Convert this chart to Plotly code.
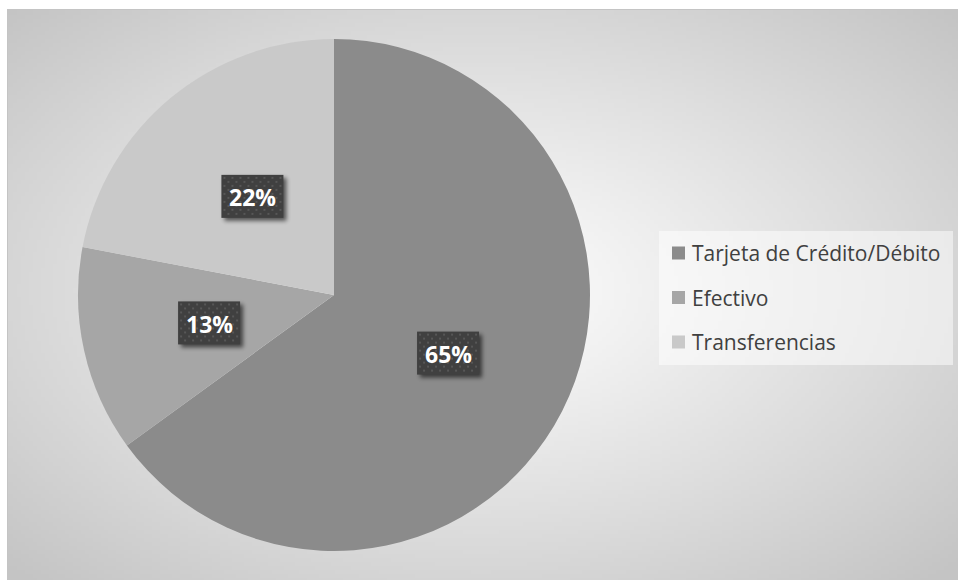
import base64
import struct
import zlib

import numpy as np
import plotly.graph_objects as go

# ---- data -------------------------------------------------------------
categories = ["Tarjeta de Crédito/Débito", "Efectivo", "Transferencias"]
shares = [65, 13, 22]
slice_colors = ["#8b8b8b", "#a6a6a6", "#c9c9c9"]

# ---- page geometry (pixels) ----------------------------------------------
W, H = 958, 580
CHART = (7, 9, 962, 588)          # chart area rectangle (runs past the page edge)
PIE_CX, PIE_CY, PIE_R = 334, 295, 256
LEG_BOX = (659, 231, 953, 365)
LEG_KEY_X, LEG_TEXT_X = 672, 690
LEG_ROWS = [253, 297.5, 342]
KEY = 13
LBL_W, LBL_H = 62, 43
FONT = "Open Sans"


def px(x):
    return x / W


def py(y):
    return 1 - y / H


def to_png(arr):
    h, w, c = arr.shape
    ctype = 6 if c == 4 else 2
    raw = b"".join(b"\x00" + arr[i].tobytes() for i in range(h))

    def chunk(tag, data):
        return (struct.pack(">I", len(data)) + tag + data
                + struct.pack(">I", zlib.crc32(tag + data) & 0xFFFFFFFF))

    png = (b"\x89PNG\r\n\x1a\n"
           + chunk(b"IHDR", struct.pack(">IIBBBBB", w, h, 8, ctype, 0, 0, 0))
           + chunk(b"IDAT", zlib.compress(raw, 9))
           + chunk(b"IEND", b""))
    return "data:image/png;base64," + base64.b64encode(png).decode()


# radial gray gradient for the chart area
cx0, cy0, cx1, cy1 = CHART
gw, gh = 240, 144
gx = np.linspace(cx0, cx1, gw)[None, :]
gy = np.linspace(cy0, cy1, gh)[:, None]
a, b = (958 - cx0) / 2, (580 - cy0) / 2
t = np.sqrt(((gx - 480) / a) ** 2 + ((gy - 290) / b) ** 2) / np.sqrt(2)
t = np.clip(t, 0, 1)
val = (253 - 57 * t ** 1.1).astype(np.uint8)
bg_img = np.repeat(val[:, :, None], 3, axis=2)

# dotted dark fill for the value labels
pat = np.full((LBL_H, LBL_W, 3), 0x40, dtype=np.uint8)
for r, yy in enumerate(range(2, LBL_H - 1, 4)):
    off = 2 if r % 2 == 0 else 6
    for xx in range(off, LBL_W - 1, 8):
        pat[yy:yy + 2, xx:xx + 2] = 0x57

# soft drop shadow behind the labels
pad = 8
mask = np.zeros((LBL_H + 2 * pad, LBL_W + 2 * pad))
mask[pad:pad + LBL_H, pad:pad + LBL_W] = 1.0
k = np.exp(-0.5 * (np.arange(-6, 7) / 2.2) ** 2)
k /= k.sum()
blur = np.apply_along_axis(lambda r: np.convolve(r, k, mode="same"), 1, mask)
blur = np.apply_along_axis(lambda c: np.convolve(c, k, mode="same"), 0, blur)
shadow = np.zeros(mask.shape + (4,), dtype=np.uint8)
shadow[..., 3] = (blur * 150).astype(np.uint8)

fig = go.Figure(go.Pie(
    labels=categories,
    values=shares,
    sort=False,
    direction="clockwise",
    rotation=0,
    marker=dict(colors=slice_colors, line=dict(width=0)),
    textinfo="none",
    hoverinfo="label+percent",
    showlegend=False,
    domain=dict(x=[px(PIE_CX - PIE_R), px(PIE_CX + PIE_R)],
                y=[py(PIE_CY + PIE_R), py(PIE_CY - PIE_R)]),
))

images = [dict(source=to_png(bg_img), xref="paper", yref="paper",
               x=px(cx0), y=py(cy0), sizex=(cx1 - cx0) / W, sizey=(cy1 - cy0) / H,
               xanchor="left", yanchor="top", sizing="stretch", layer="below")]
annotations = []
shapes = [dict(type="rect", xref="paper", yref="paper",
               x0=px(cx0 + 0.5), x1=px(cx1 + 4), y0=py(cy1 + 4), y1=py(cy0 + 0.5),
               line=dict(color="#c4c4c4", width=1), fillcolor="rgba(0,0,0,0)",
               layer="above")]

# value labels at half radius along each slice's mid angle
total = sum(shares)
start = 0.0
for v in shares:
    sweep = 360.0 * v / total
    mid = np.radians(start + sweep / 2)
    start += sweep
    lx = PIE_CX + 0.5 * PIE_R * np.sin(mid)
    ly = PIE_CY - 0.5 * PIE_R * np.cos(mid)
    bx, by = lx - LBL_W / 2, ly - LBL_H / 2
    images.append(dict(source=to_png(shadow), xref="paper", yref="paper",
                       x=px(bx - pad + 3), y=py(by - pad + 3),
                       sizex=(LBL_W + 2 * pad) / W, sizey=(LBL_H + 2 * pad) / H,
                       xanchor="left", yanchor="top", sizing="stretch", layer="above"))
    images.append(dict(source=to_png(pat), xref="paper", yref="paper",
                       x=px(bx), y=py(by), sizex=LBL_W / W, sizey=LBL_H / H,
                       xanchor="left", yanchor="top", sizing="stretch", layer="above"))
    annotations.append(dict(text=f"{round(100 * v / total)}%", x=px(lx), y=py(ly + 1),
                            xref="paper", yref="paper", showarrow=False,
                            xanchor="center", yanchor="middle",
                            font=dict(family=FONT, size=23, color="white", weight="bold")))

# legend
lx0, ly0, lx1, ly1 = LEG_BOX
shapes.append(dict(type="rect", xref="paper", yref="paper",
                   x0=px(lx0), x1=px(lx1), y0=py(ly1), y1=py(ly0),
                   fillcolor="rgba(255,255,255,0.5)", line=dict(width=0), layer="below"))
for name, col, yc in zip(categories, slice_colors, LEG_ROWS):
    shapes.append(dict(type="rect", xref="paper", yref="paper",
                       x0=px(LEG_KEY_X), x1=px(LEG_KEY_X + KEY),
                       y0=py(yc + KEY / 2), y1=py(yc - KEY / 2),
                       fillcolor=col, line=dict(width=0), layer="above"))
    annotations.append(dict(text=name, x=px(LEG_TEXT_X), y=py(yc), xref="paper", yref="paper",
                            showarrow=False, xanchor="left", yanchor="middle",
                            font=dict(family=FONT, size=21, color="#404040")))

fig.update_layout(
    width=W, height=H,
    margin=dict(l=0, r=0, t=0, b=0),
    paper_bgcolor="white",
    plot_bgcolor="rgba(0,0,0,0)",
    images=images,
    shapes=shapes,
    annotations=annotations,
    showlegend=False,
)

fig.write_html("out.html")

■ Your goal ■
Reproduce the material above in full, exactly, with no images.

■ Worked solution ■
Convert this chart to Plotly code.
import base64
import struct
import zlib

import numpy as np
import plotly.graph_objects as go

# ---- data -------------------------------------------------------------
categories = ["Tarjeta de Crédito/Débito", "Efectivo", "Transferencias"]
shares = [65, 13, 22]
slice_colors = ["#8b8b8b", "#a6a6a6", "#c9c9c9"]

# ---- page geometry (pixels) ----------------------------------------------
W, H = 958, 580
CHART = (7, 9, 962, 588)          # chart area rectangle (runs past the page edge)
PIE_CX, PIE_CY, PIE_R = 334, 295, 256
LEG_BOX = (659, 231, 953, 365)
LEG_KEY_X, LEG_TEXT_X = 672, 690
LEG_ROWS = [253, 297.5, 342]
KEY = 13
LBL_W, LBL_H = 62, 43
FONT = "Open Sans"


def px(x):
    return x / W


def py(y):
    return 1 - y / H


def to_png(arr):
    h, w, c = arr.shape
    ctype = 6 if c == 4 else 2
    raw = b"".join(b"\x00" + arr[i].tobytes() for i in range(h))

    def chunk(tag, data):
        return (struct.pack(">I", len(data)) + tag + data
                + struct.pack(">I", zlib.crc32(tag + data) & 0xFFFFFFFF))

    png = (b"\x89PNG\r\n\x1a\n"
           + chunk(b"IHDR", struct.pack(">IIBBBBB", w, h, 8, ctype, 0, 0, 0))
           + chunk(b"IDAT", zlib.compress(raw, 9))
           + chunk(b"IEND", b""))
    return "data:image/png;base64," + base64.b64encode(png).decode()


# radial gray gradient for the chart area
cx0, cy0, cx1, cy1 = CHART
gw, gh = 240, 144
gx = np.linspace(cx0, cx1, gw)[None, :]
gy = np.linspace(cy0, cy1, gh)[:, None]
a, b = (958 - cx0) / 2, (580 - cy0) / 2
t = np.sqrt(((gx - 480) / a) ** 2 + ((gy - 290) / b) ** 2) / np.sqrt(2)
t = np.clip(t, 0, 1)
val = (253 - 57 * t ** 1.1).astype(np.uint8)
bg_img = np.repeat(val[:, :, None], 3, axis=2)

# dotted dark fill for the value labels
pat = np.full((LBL_H, LBL_W, 3), 0x40, dtype=np.uint8)
for r, yy in enumerate(range(2, LBL_H - 1, 4)):
    off = 2 if r % 2 == 0 else 6
    for xx in range(off, LBL_W - 1, 8):
        pat[yy:yy + 2, xx:xx + 2] = 0x57

# soft drop shadow behind the labels
pad = 8
mask = np.zeros((LBL_H + 2 * pad, LBL_W + 2 * pad))
mask[pad:pad + LBL_H, pad:pad + LBL_W] = 1.0
k = np.exp(-0.5 * (np.arange(-6, 7) / 2.2) ** 2)
k /= k.sum()
blur = np.apply_along_axis(lambda r: np.convolve(r, k, mode="same"), 1, mask)
blur = np.apply_along_axis(lambda c: np.convolve(c, k, mode="same"), 0, blur)
shadow = np.zeros(mask.shape + (4,), dtype=np.uint8)
shadow[..., 3] = (blur * 150).astype(np.uint8)

fig = go.Figure(go.Pie(
    labels=categories,
    values=shares,
    sort=False,
    direction="clockwise",
    rotation=0,
    marker=dict(colors=slice_colors, line=dict(width=0)),
    textinfo="none",
    hoverinfo="label+percent",
    showlegend=False,
    domain=dict(x=[px(PIE_CX - PIE_R), px(PIE_CX + PIE_R)],
                y=[py(PIE_CY + PIE_R), py(PIE_CY - PIE_R)]),
))

images = [dict(source=to_png(bg_img), xref="paper", yref="paper",
               x=px(cx0), y=py(cy0), sizex=(cx1 - cx0) / W, sizey=(cy1 - cy0) / H,
               xanchor="left", yanchor="top", sizing="stretch", layer="below")]
annotations = []
shapes = [dict(type="rect", xref="paper", yref="paper",
               x0=px(cx0 + 0.5), x1=px(cx1 + 4), y0=py(cy1 + 4), y1=py(cy0 + 0.5),
               line=dict(color="#c4c4c4", width=1), fillcolor="rgba(0,0,0,0)",
               layer="above")]

# value labels at half radius along each slice's mid angle
total = sum(shares)
start = 0.0
for v in shares:
    sweep = 360.0 * v / total
    mid = np.radians(start + sweep / 2)
    start += sweep
    lx = PIE_CX + 0.5 * PIE_R * np.sin(mid)
    ly = PIE_CY - 0.5 * PIE_R * np.cos(mid)
    bx, by = lx - LBL_W / 2, ly - LBL_H / 2
    images.append(dict(source=to_png(shadow), xref="paper", yref="paper",
                       x=px(bx - pad + 3), y=py(by - pad + 3),
                       sizex=(LBL_W + 2 * pad) / W, sizey=(LBL_H + 2 * pad) / H,
                       xanchor="left", yanchor="top", sizing="stretch", layer="above"))
    images.append(dict(source=to_png(pat), xref="paper", yref="paper",
                       x=px(bx), y=py(by), sizex=LBL_W / W, sizey=LBL_H / H,
                       xanchor="left", yanchor="top", sizing="stretch", layer="above"))
    annotations.append(dict(text=f"{round(100 * v / total)}%", x=px(lx), y=py(ly + 1),
                            xref="paper", yref="paper", showarrow=False,
                            xanchor="center", yanchor="middle",
                            font=dict(family=FONT, size=23, color="white", weight="bold")))

# legend
lx0, ly0, lx1, ly1 = LEG_BOX
shapes.append(dict(type="rect", xref="paper", yref="paper",
                   x0=px(lx0), x1=px(lx1), y0=py(ly1), y1=py(ly0),
                   fillcolor="rgba(255,255,255,0.5)", line=dict(width=0), layer="below"))
for name, col, yc in zip(categories, slice_colors, LEG_ROWS):
    shapes.append(dict(type="rect", xref="paper", yref="paper",
                       x0=px(LEG_KEY_X), x1=px(LEG_KEY_X + KEY),
                       y0=py(yc + KEY / 2), y1=py(yc - KEY / 2),
                       fillcolor=col, line=dict(width=0), layer="above"))
    annotations.append(dict(text=name, x=px(LEG_TEXT_X), y=py(yc), xref="paper", yref="paper",
                            showarrow=False, xanchor="left", yanchor="middle",
                            font=dict(family=FONT, size=21, color="#404040")))

fig.update_layout(
    width=W, height=H,
    margin=dict(l=0, r=0, t=0, b=0),
    paper_bgcolor="white",
    plot_bgcolor="rgba(0,0,0,0)",
    images=images,
    shapes=shapes,
    annotations=annotations,
    showlegend=False,
)

fig.write_html("out.html")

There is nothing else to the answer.